(Materials provided):
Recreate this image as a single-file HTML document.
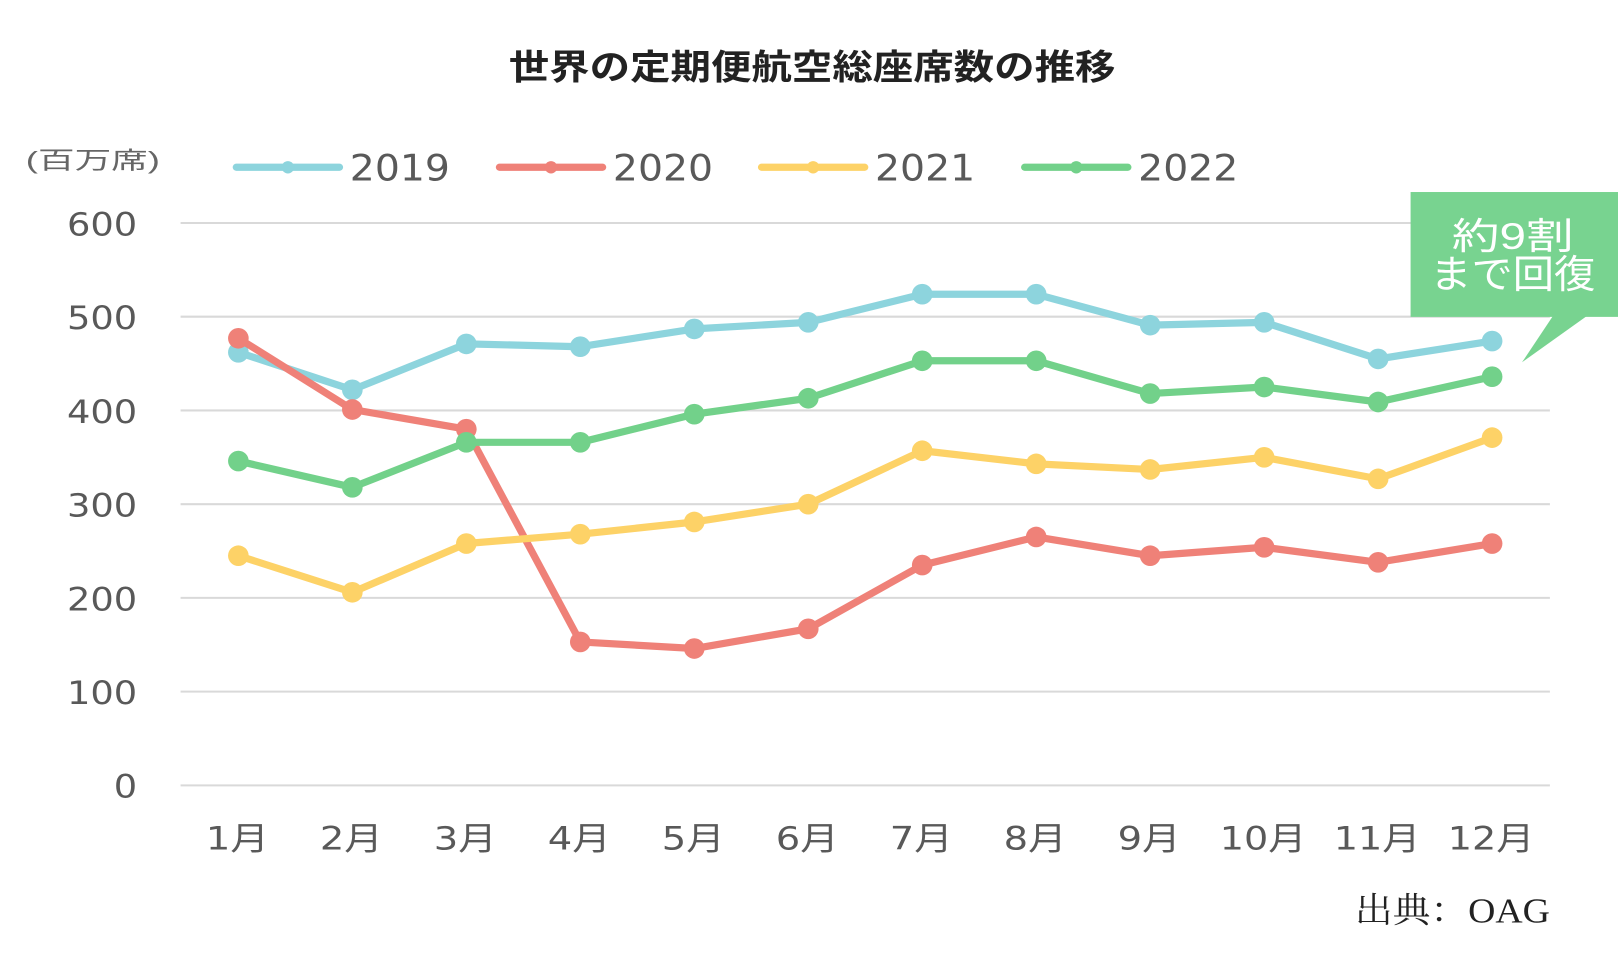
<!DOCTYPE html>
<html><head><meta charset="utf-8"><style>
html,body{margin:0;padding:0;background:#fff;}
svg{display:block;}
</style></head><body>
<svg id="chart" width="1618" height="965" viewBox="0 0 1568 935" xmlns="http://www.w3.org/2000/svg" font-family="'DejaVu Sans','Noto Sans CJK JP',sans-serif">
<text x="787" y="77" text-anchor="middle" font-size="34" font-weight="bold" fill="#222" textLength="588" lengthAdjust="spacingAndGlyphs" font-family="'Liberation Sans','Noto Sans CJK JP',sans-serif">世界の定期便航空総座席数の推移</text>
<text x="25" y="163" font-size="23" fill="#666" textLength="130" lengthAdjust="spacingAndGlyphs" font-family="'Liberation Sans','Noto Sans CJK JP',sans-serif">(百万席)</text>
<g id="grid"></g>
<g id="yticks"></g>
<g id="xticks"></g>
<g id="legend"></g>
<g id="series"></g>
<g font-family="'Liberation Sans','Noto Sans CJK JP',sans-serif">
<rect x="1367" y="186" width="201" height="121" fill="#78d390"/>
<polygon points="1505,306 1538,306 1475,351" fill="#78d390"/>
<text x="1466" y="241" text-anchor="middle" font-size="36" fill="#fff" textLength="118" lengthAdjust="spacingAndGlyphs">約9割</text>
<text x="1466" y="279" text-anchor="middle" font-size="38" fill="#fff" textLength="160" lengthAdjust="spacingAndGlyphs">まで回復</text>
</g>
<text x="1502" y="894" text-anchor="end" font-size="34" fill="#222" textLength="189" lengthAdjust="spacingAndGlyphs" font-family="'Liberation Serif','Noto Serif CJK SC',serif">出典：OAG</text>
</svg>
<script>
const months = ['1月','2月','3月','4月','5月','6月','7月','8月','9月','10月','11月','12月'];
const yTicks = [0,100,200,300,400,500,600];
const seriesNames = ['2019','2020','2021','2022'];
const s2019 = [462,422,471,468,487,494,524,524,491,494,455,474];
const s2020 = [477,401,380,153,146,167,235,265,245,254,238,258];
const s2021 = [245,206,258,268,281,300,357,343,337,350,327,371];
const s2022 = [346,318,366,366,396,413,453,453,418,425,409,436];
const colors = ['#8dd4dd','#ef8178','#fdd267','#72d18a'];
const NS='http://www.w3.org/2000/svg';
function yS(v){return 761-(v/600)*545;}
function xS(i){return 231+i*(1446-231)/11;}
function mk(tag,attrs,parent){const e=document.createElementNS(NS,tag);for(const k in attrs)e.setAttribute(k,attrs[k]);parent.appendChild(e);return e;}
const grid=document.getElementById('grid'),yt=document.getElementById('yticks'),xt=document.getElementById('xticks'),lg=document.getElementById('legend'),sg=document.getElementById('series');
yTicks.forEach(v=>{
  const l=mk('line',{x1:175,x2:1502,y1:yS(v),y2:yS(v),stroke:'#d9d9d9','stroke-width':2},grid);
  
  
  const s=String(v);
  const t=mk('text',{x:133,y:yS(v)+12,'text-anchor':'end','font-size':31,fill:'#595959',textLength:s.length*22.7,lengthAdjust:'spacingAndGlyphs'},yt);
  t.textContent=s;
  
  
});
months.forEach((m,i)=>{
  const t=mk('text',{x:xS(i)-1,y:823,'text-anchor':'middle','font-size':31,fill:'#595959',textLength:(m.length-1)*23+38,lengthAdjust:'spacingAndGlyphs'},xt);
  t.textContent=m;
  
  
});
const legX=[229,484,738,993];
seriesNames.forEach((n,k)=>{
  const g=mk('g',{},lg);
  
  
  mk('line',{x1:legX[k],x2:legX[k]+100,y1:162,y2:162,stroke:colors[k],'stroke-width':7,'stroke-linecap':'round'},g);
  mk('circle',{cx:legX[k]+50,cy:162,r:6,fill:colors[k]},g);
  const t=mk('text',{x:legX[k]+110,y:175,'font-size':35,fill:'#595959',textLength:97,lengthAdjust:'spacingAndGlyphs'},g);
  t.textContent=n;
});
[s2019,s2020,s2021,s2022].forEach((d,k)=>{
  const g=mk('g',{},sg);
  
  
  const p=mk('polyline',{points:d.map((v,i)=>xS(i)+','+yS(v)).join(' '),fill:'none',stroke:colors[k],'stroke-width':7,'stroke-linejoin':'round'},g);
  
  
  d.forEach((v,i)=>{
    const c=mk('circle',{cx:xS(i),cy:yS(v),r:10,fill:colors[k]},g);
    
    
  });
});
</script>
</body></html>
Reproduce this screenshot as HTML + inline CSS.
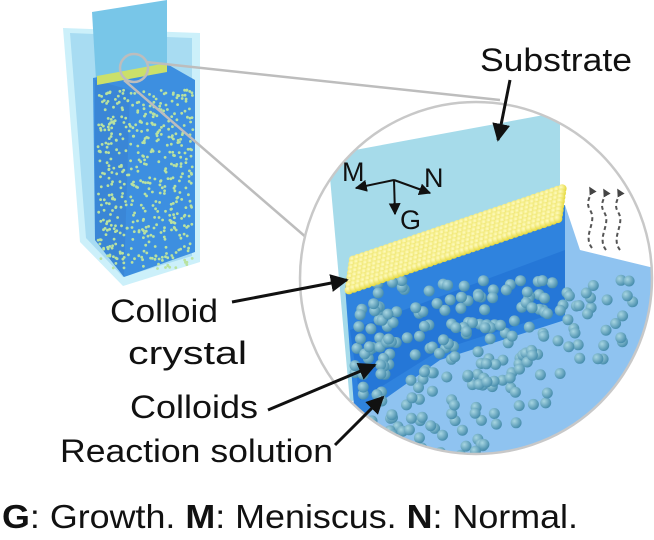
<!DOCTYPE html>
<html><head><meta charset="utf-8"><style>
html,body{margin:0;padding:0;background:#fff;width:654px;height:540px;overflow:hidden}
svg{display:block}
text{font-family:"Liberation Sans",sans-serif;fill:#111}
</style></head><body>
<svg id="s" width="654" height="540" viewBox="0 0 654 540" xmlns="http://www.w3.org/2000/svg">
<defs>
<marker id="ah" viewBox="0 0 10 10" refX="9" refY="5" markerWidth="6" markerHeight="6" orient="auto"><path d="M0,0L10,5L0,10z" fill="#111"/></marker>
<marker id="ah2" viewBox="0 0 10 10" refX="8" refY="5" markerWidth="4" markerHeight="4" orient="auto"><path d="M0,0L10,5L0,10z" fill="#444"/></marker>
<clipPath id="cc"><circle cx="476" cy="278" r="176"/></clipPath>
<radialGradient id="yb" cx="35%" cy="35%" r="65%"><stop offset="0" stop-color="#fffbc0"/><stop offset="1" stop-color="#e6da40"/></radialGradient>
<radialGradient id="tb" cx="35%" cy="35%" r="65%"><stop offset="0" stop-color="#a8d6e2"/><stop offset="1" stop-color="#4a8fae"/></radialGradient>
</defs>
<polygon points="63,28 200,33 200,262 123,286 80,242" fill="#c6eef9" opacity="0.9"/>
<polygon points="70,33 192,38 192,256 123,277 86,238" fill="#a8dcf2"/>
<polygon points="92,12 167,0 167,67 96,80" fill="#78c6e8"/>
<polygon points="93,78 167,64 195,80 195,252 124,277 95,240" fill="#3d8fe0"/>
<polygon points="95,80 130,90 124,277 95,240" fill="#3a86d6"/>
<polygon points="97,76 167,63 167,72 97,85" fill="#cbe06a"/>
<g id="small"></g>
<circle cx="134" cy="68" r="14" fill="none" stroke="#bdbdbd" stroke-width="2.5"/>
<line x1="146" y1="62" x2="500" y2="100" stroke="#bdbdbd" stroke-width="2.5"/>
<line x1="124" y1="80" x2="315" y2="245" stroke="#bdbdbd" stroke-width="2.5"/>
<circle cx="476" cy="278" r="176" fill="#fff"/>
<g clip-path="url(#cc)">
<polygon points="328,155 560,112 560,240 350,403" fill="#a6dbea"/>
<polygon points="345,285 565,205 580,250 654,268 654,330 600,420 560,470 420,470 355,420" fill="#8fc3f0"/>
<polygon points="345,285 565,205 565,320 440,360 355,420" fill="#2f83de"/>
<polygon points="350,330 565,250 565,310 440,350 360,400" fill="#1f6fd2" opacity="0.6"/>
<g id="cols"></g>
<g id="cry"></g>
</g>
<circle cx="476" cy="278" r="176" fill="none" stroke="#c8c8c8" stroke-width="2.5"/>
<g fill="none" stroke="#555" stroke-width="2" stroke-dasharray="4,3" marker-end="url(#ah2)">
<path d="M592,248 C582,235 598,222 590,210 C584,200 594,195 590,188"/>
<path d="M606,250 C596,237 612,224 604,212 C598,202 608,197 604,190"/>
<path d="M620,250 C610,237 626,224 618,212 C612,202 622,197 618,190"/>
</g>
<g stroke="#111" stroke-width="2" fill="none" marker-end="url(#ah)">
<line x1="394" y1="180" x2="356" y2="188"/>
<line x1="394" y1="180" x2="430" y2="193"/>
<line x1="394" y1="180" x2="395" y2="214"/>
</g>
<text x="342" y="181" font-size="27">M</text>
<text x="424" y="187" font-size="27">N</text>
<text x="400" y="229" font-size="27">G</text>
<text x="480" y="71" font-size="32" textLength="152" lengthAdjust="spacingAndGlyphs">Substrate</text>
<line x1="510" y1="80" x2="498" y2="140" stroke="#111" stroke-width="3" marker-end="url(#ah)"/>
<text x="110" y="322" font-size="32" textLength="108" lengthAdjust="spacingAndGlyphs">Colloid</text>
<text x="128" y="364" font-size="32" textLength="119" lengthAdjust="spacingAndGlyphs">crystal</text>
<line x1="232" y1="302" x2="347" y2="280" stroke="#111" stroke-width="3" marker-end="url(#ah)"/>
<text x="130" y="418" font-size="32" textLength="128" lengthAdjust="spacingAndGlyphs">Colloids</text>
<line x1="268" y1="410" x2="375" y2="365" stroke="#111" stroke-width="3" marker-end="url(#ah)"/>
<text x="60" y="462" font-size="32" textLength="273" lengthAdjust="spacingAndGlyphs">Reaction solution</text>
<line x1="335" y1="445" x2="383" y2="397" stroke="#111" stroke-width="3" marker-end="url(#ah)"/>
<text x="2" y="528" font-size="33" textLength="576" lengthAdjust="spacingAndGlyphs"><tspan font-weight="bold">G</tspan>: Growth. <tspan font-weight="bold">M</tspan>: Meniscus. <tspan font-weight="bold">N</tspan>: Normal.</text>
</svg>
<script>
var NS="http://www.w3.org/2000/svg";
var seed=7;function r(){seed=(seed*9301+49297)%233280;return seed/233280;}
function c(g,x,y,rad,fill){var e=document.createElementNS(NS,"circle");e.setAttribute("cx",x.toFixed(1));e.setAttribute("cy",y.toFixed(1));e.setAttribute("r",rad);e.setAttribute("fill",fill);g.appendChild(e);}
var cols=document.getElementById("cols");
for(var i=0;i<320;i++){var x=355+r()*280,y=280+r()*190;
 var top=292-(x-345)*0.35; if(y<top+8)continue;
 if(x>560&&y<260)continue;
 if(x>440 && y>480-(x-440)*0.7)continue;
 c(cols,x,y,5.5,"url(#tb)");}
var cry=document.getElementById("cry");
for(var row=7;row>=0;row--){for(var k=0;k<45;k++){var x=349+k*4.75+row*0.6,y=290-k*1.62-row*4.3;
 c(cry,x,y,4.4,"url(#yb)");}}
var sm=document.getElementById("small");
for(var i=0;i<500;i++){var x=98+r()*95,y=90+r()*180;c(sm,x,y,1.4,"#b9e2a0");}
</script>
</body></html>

(Task statement):
Pick out the lines above containing the word "this", then copy them.

(Task response):
Recreate this image as a single-file HTML document.
Reproduce this screenshot as HTML + inline CSS.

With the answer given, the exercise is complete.